Problem to solve
Pull out exactly the lines from the line containing "Give me the matplotlib source for this chart." to the line containing "return right + (left - right) * cum", both lines included, with pictures removed from the copy.

-*-

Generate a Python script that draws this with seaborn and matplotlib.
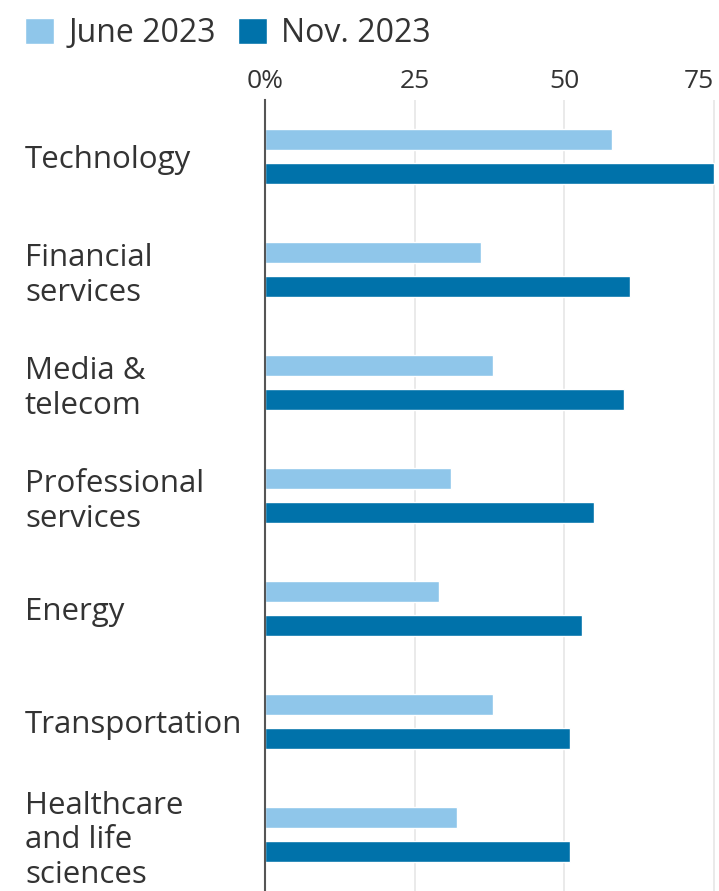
import pandas as pd
import matplotlib.pyplot as plt
import seaborn as sns
from matplotlib.patches import Patch

sectors = ["Technology", "Financial\nservices", "Media &\ntelecom", "Professional\nservices",
           "Energy", "Transportation", "Healthcare\nand life\nsciences"]
june_2023 = [58, 36, 38, 31, 29, 38, 32]
nov_2023 = [75, 61, 60, 55, 53, 51, 51]
periods = ["June 2023", "Nov. 2023"]
x_ticks = [0, 25, 50, 75]
x_tick_labels = ["0%", "25", "50", "75"]

light_blue = "#8fc6ea"
dark_blue = "#0072aa"
text_col = "#333333"

df = pd.DataFrame({
    "sector": sectors * 2,
    "share": june_2023 + nov_2023,
    "period": [periods[0]] * len(sectors) + [periods[1]] * len(sectors),
})

sns.set_theme(style="white")
plt.rcParams["font.family"] = ["Open Sans", "DejaVu Sans"]

fig = plt.figure(figsize=(7.19, 8.91), dpi=100)
ax = fig.add_axes([265 / 719, 0.0, 1 - 265 / 719, 1 - 100 / 891])

sns.barplot(data=df, y="sector", x="share", hue="period", orient="h",
            palette=[light_blue, dark_blue], width=0.6, gap=0.4,
            saturation=1, legend=False, ax=ax)

ax.set_xlim(0, 75.8)
ax.set_ylim(len(sectors) - 0.5, -0.5)
ax.set_xlabel("")
ax.set_ylabel("")

# x axis on top
ax.xaxis.tick_top()
ax.set_xticks(x_ticks)
ax.set_xticklabels(x_tick_labels, fontsize=19, color=text_col)
ax.tick_params(axis="x", length=0, pad=4)
ax.get_xticklabels()[-1].set_horizontalalignment("right")
for x in x_ticks[1:]:
    ax.axvline(x, color="#e6e6e6", lw=1.2, zorder=0)

# category labels left-aligned at the figure edge
ax.set_yticks(range(len(sectors)))
ax.set_yticklabels(sectors, fontsize=22.5, color=text_col, linespacing=1.2)
ax.tick_params(axis="y", length=0, pad=(265 - 25) * 72 / 100)
for lab in ax.get_yticklabels():
    lab.set_horizontalalignment("left")

for side in ["top", "right", "bottom"]:
    ax.spines[side].set_visible(False)
ax.spines["left"].set_color("#555555")
ax.spines["left"].set_linewidth(1.5)

handles = [Patch(facecolor=light_blue, label=periods[0]),
           Patch(facecolor=dark_blue, label=periods[1])]
fig.legend(handles=handles, loc="upper left", bbox_to_anchor=(-0.005, 1.013), ncol=2,
           frameon=False, fontsize=23, handlelength=0.9, handleheight=0.9,
           handletextpad=0.45, columnspacing=0.7, labelcolor=text_col)

fig.savefig("out.png", dpi=100)
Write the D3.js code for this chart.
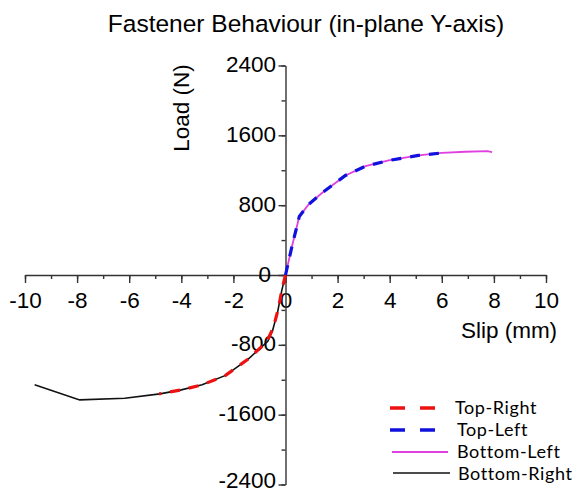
<!DOCTYPE html>
<html><head><meta charset="utf-8">
<script src="https://cdn.jsdelivr.net/npm/d3@7"></script>
<style>body{margin:0;background:#fff}svg{display:block}</style>
</head><body>
<script>
const xTicks = [-10,-8,-6,-4,-2,0,2,4,6,8,10];
const yTicks = [-2400,-1600,-800,0,800,1600,2400];
const seriesNames = ["Top-Right","Top-Left","Bottom-Left","Bottom-Right"];
const topRight = [[0,0],[-0.14,-173],[-0.27,-380],[-0.46,-595],[-0.72,-767],[-1.42,-960],[-2.3,-1150],[-3.2,-1258],[-4.0,-1316],[-4.85,-1362]];
const topLeft = [[0,0],[0.25,330],[0.53,671],[0.88,806],[1.4,940],[2.3,1140],[3.07,1247],[3.96,1312],[5.1,1370],[6.05,1400]];
const bottomLeft = [[0,0],[0.25,330],[0.53,671],[0.88,806],[1.4,940],[2.3,1140],[3.07,1247],[3.96,1312],[5.1,1370],[6.0,1400],[6.9,1412],[7.75,1420],[7.93,1408]];
const bottomRight = [[0,0],[-0.14,-173],[-0.3,-420],[-0.5,-640],[-0.68,-760],[-1.42,-960],[-2.3,-1150],[-3.2,-1258],[-4.0,-1316],[-4.82,-1362],[-6.17,-1412],[-7.9,-1431],[-9.63,-1258]];

const W=587,H=494;
const svg=d3.select("body").append("svg").attr("width",W).attr("height",H);
const x=d3.scaleLinear().domain([-10,10]).range([25,546]);
const y=d3.scaleLinear().domain([-2400,2400]).range([484.5,65.5]);
const axisColor="#333";
const font="'Liberation Sans', Arial, sans-serif";
const fs=22.5;

// title
svg.append("text").attr("x",306).attr("y",32).attr("text-anchor","middle")
  .attr("font-family",font).attr("font-size",24.5).attr("fill","#000")
  .text("Fastener Behaviour (in-plane Y-axis)");

// x axis
const xAxisG=svg.append("g").attr("transform",`translate(0,${y(0)})`);
const xMinor=d3.range(-10,10.01,1);
xAxisG.append("g").call(d3.axisBottom(x).tickValues(xMinor).tickSize(4).tickFormat(""))
  .call(g=>g.select(".domain").remove());
xAxisG.append("g").call(d3.axisBottom(x).tickValues(xTicks).tickSize(8).tickSizeOuter(0).tickPadding(9)
  .tickFormat(d=>String(d)));
xAxisG.selectAll("line").attr("stroke",axisColor).attr("stroke-width",1.4);
xAxisG.selectAll(".domain").attr("stroke",axisColor).attr("stroke-width",1.4);
xAxisG.selectAll("text").attr("font-family",font).attr("font-size",fs).attr("fill","#000");

// y axis
const yAxisG=svg.append("g").attr("transform",`translate(${x(0)},0)`);
const yMinor=d3.range(-2400,2401,400);
yAxisG.append("g").call(d3.axisLeft(y).tickValues(yMinor).tickSize(4).tickFormat(""))
  .call(g=>g.select(".domain").remove());
yAxisG.append("g").call(d3.axisLeft(y).tickValues(yTicks).tickSize(7).tickSizeOuter(0).tickFormat(""));
yAxisG.selectAll("line").attr("stroke",axisColor).attr("stroke-width",1.4);
yAxisG.selectAll(".domain").attr("stroke",axisColor).attr("stroke-width",1.4);
yTicks.forEach(v=>{
  svg.append("text").attr("x",v===0?271:276).attr("y",v===-2400?488:y(v)+6.5).attr("text-anchor","end")
    .attr("font-family",font).attr("font-size",fs).attr("fill","#000").text(String(v));
});

// axis titles
svg.append("text").attr("transform",`translate(189,108) rotate(-90)`).attr("text-anchor","middle")
  .attr("font-family",font).attr("font-size",fs).text("Load (N)");
svg.append("text").attr("x",509).attr("y",338).attr("text-anchor","middle")
  .attr("font-family",font).attr("font-size",fs).text("Slip (mm)");

// lines
const line=d3.line().x(d=>x(d[0])).y(d=>y(d[1]));
svg.append("path").datum(bottomRight).attr("d",line).attr("fill","none").attr("stroke","#111").attr("stroke-width",1.6);
svg.append("path").datum(bottomLeft).attr("d",line).attr("fill","none").attr("stroke","#e040e0").attr("stroke-width",1.8);
svg.append("path").datum(topRight).attr("d",line).attr("fill","none").attr("stroke","#ee1111").attr("stroke-width",3.2).attr("stroke-dasharray","10,9");
svg.append("path").datum(topLeft).attr("d",line).attr("fill","none").attr("stroke","#1111dd").attr("stroke-width",3.2).attr("stroke-dasharray","10,9");

// legend
const legFont="Lato, 'Open Sans', sans-serif";
const leg=[
  {name:seriesNames[0],color:"#ee1111",w:3.5,dash:"15,15",x1:390,x2:435,y:408,tx:455,ty:414},
  {name:seriesNames[1],color:"#1111dd",w:3.5,dash:"15,15",x1:390,x2:435,y:430,tx:457,ty:436},
  {name:seriesNames[2],color:"#e040e0",w:2,dash:null,x1:392,x2:448,y:452,tx:457,ty:458},
  {name:seriesNames[3],color:"#111",w:1.6,dash:null,x1:393,x2:450,y:473,tx:458,ty:480}
];
leg.forEach(l=>{
  const ln=svg.append("line").attr("x1",l.x1).attr("x2",l.x2).attr("y1",l.y).attr("y2",l.y)
    .attr("stroke",l.color).attr("stroke-width",l.w);
  if(l.dash) ln.attr("stroke-dasharray",l.dash);
  svg.append("text").attr("x",l.tx).attr("y",l.ty).attr("font-family",legFont).attr("font-size",18)
    .attr("letter-spacing",0.6).attr("fill","#000").text(l.name);
});
</script>
</body></html>
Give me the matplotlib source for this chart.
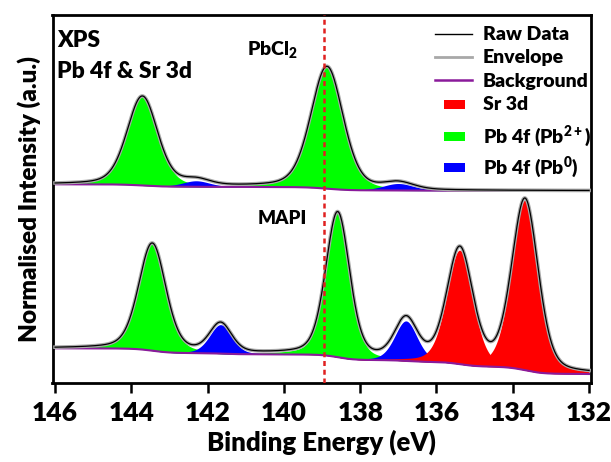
import numpy as np
import matplotlib
matplotlib.use("Agg")
import matplotlib.pyplot as plt
from matplotlib.lines import Line2D
from matplotlib.patches import Rectangle

plt.rcParams['font.family'] = ['Lato', 'DejaVu Sans']
plt.rcParams['mathtext.default'] = 'regular'

# ---- data (binding energy in eV, intensity in arbitrary units) ----
# PbCl2 (upper spectrum) fitted components: centre, height, FWHM
pbcl2_pb2_centers = [143.71, 138.87]
pbcl2_pb2_heights = [89, 122]
pbcl2_pb2_fwhm = [0.95, 1.0]
pbcl2_pb0_centers = [142.30, 137.00]
pbcl2_pb0_heights = [6, 7]
pbcl2_pb0_fwhm = [0.85, 0.95]
pbcl2_bg_left, pbcl2_bg_right = 198.7, 192.3

# MAPI (lower spectrum) fitted components
mapi_pb2_centers = [143.45, 138.59]
mapi_pb2_heights = [107, 144]
mapi_pb2_fwhm = [0.84, 0.74]
mapi_pb0_centers = [141.66, 136.80]
mapi_pb0_heights = [29, 40]
mapi_pb0_fwhm = [0.68, 0.70]
mapi_sr_centers = [135.39, 133.68]
mapi_sr_heights = [114, 170]
mapi_sr_fwhm = [0.80, 0.82]
mapi_bg_left, mapi_bg_right = 34.7, 9.0

ref_line_energy = 138.95
x_ticks = [146, 144, 142, 140, 138, 136, 134, 132]

legend_labels = ['Raw Data', 'Envelope', 'Background', 'Sr 3d',
                 'Pb 4f (Pb$^{2+}$)', 'Pb 4f (Pb$^{0}$)']

W = 'heavy'

# ---- helpers ----
E = np.linspace(146, 132, 1401)

def voigt(x, c, h, w, eta=0.3):
    d = (x - c) / w
    return h * (eta / (1 + 4 * d**2) + (1 - eta) * np.exp(-4 * np.log(2) * d**2))

def shirley(x, comps, left, right):
    tot = np.sum(comps, axis=0)
    cum = np.cumsum(tot[::-1])[::-1]
    cum = cum / cum[0]
    return right + (left - right) * cum

def build(groups, left, right):
    comps = []
    for cs, hs, ws, col in groups:
        for c, h, w in zip(cs, hs, ws):
            comps.append((voigt(E, c, h, w), col))
    bg = shirley(E, [p for p, _ in comps], left, right)
    return comps, bg

GREEN = '#00ff00'
BLUE = '#0000ff'
RED = '#ff0000'
PURPLE = '#8a1a9b'
GREY = '#a8a8a8'

FW, FH = 611, 462
fig = plt.figure(figsize=(FW/100, FH/100), dpi=100)
ax = fig.add_axes([52.5/FW, (FH-383)/FH, (591-52.5)/FW, (383-15)/FH])

spectra = [
    build([(pbcl2_pb2_centers, pbcl2_pb2_heights, pbcl2_pb2_fwhm, GREEN),
           (pbcl2_pb0_centers, pbcl2_pb0_heights, pbcl2_pb0_fwhm, BLUE)],
          pbcl2_bg_left, pbcl2_bg_right),
    build([(mapi_pb2_centers, mapi_pb2_heights, mapi_pb2_fwhm, GREEN),
           (mapi_pb0_centers, mapi_pb0_heights, mapi_pb0_fwhm, BLUE),
           (mapi_sr_centers, mapi_sr_heights, mapi_sr_fwhm, RED)],
          mapi_bg_left, mapi_bg_right),
]

for comps, bg in spectra:
    for p, col in comps:
        mask = p > 0.3
        ax.fill_between(E, bg, bg + p, where=mask, color=col, lw=0, zorder=1)
    env = bg + np.sum([p for p, _ in comps], axis=0)
    ax.plot(E, bg, color=PURPLE, lw=1.5, zorder=2)
    ax.plot(E, env, color=GREY, lw=2.6, zorder=3)
    ax.plot(E, env, color='black', lw=0.9, zorder=4)

ax.axvline(ref_line_energy, color='#e02020', lw=1.8, ls=(0, (2.0, 1.5)), zorder=5)

ax.set_xlim(146.066, 131.95)
ax.set_ylim(0, 368)
ax.set_yticks([])
ax.set_xticks(x_ticks)
ax.set_xticklabels([str(t) for t in x_ticks], fontsize=19, fontweight=W)
ax.tick_params(axis='x', direction='out', length=7, width=1.8, pad=6)
for s in ax.spines.values():
    s.set_linewidth(2.0)

ax.set_xlabel('Binding Energy (eV)', fontsize=18.5, fontweight=W, labelpad=3)
ax.set_ylabel('Normalised Intensity (a.u.)', fontsize=17.5, fontweight=W, labelpad=8)

ax.text(0.008, 0.932, 'XPS', transform=ax.transAxes, fontsize=16.5, fontweight=W,
        va='center', ha='left')
ax.text(0.008, 0.847, 'Pb 4f & Sr 3d', transform=ax.transAxes, fontsize=16.5,
        fontweight=W, va='center', ha='left')
ax.text(139.62, 383 - 49, 'PbCl$_2$', fontsize=14, fontweight=W,
        ha='right', va='center')
ax.text(139.4, 383 - 219, 'MAPI', fontsize=13.5, fontweight=W,
        ha='right', va='center')

# ---- legend drawn at fixed pixel rows (figure coordinates) ----
def fx(px):
    return px / FW

def fy(py):
    return 1 - py / FH

row_y = [34, 57, 80, 104, 136, 167]
handles = [('line', 'black', 1.0), ('line', GREY, 2.0), ('line', PURPLE, 1.8),
           ('patch', RED, None), ('patch', GREEN, None), ('patch', BLUE, None)]
for (kind, col, lw), lab, y in zip(handles, legend_labels, row_y):
    if kind == 'line':
        fig.add_artist(Line2D([fx(435), fx(472)], [fy(y), fy(y)], color=col, lw=lw))
    else:
        fig.add_artist(Rectangle((fx(444), fy(y + 4.5)), 21/FW, 9/FH,
                                 facecolor=col, edgecolor='none'))
    fig.text(fx(483), fy(y + 6.5), lab, fontsize=14, fontweight=W,
             ha='left', va='baseline')

fig.savefig('out.png', dpi=100)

-*-

The result
Give me the matplotlib source for this chart.
import numpy as np
import matplotlib
matplotlib.use("Agg")
import matplotlib.pyplot as plt
from matplotlib.lines import Line2D
from matplotlib.patches import Rectangle

plt.rcParams['font.family'] = ['Lato', 'DejaVu Sans']
plt.rcParams['mathtext.default'] = 'regular'

# ---- data (binding energy in eV, intensity in arbitrary units) ----
# PbCl2 (upper spectrum) fitted components: centre, height, FWHM
pbcl2_pb2_centers = [143.71, 138.87]
pbcl2_pb2_heights = [89, 122]
pbcl2_pb2_fwhm = [0.95, 1.0]
pbcl2_pb0_centers = [142.30, 137.00]
pbcl2_pb0_heights = [6, 7]
pbcl2_pb0_fwhm = [0.85, 0.95]
pbcl2_bg_left, pbcl2_bg_right = 198.7, 192.3

# MAPI (lower spectrum) fitted components
mapi_pb2_centers = [143.45, 138.59]
mapi_pb2_heights = [107, 144]
mapi_pb2_fwhm = [0.84, 0.74]
mapi_pb0_centers = [141.66, 136.80]
mapi_pb0_heights = [29, 40]
mapi_pb0_fwhm = [0.68, 0.70]
mapi_sr_centers = [135.39, 133.68]
mapi_sr_heights = [114, 170]
mapi_sr_fwhm = [0.80, 0.82]
mapi_bg_left, mapi_bg_right = 34.7, 9.0

ref_line_energy = 138.95
x_ticks = [146, 144, 142, 140, 138, 136, 134, 132]

legend_labels = ['Raw Data', 'Envelope', 'Background', 'Sr 3d',
                 'Pb 4f (Pb$^{2+}$)', 'Pb 4f (Pb$^{0}$)']

W = 'heavy'

# ---- helpers ----
E = np.linspace(146, 132, 1401)

def voigt(x, c, h, w, eta=0.3):
    d = (x - c) / w
    return h * (eta / (1 + 4 * d**2) + (1 - eta) * np.exp(-4 * np.log(2) * d**2))

def shirley(x, comps, left, right):
    tot = np.sum(comps, axis=0)
    cum = np.cumsum(tot[::-1])[::-1]
    cum = cum / cum[0]
    return right + (left - right) * cum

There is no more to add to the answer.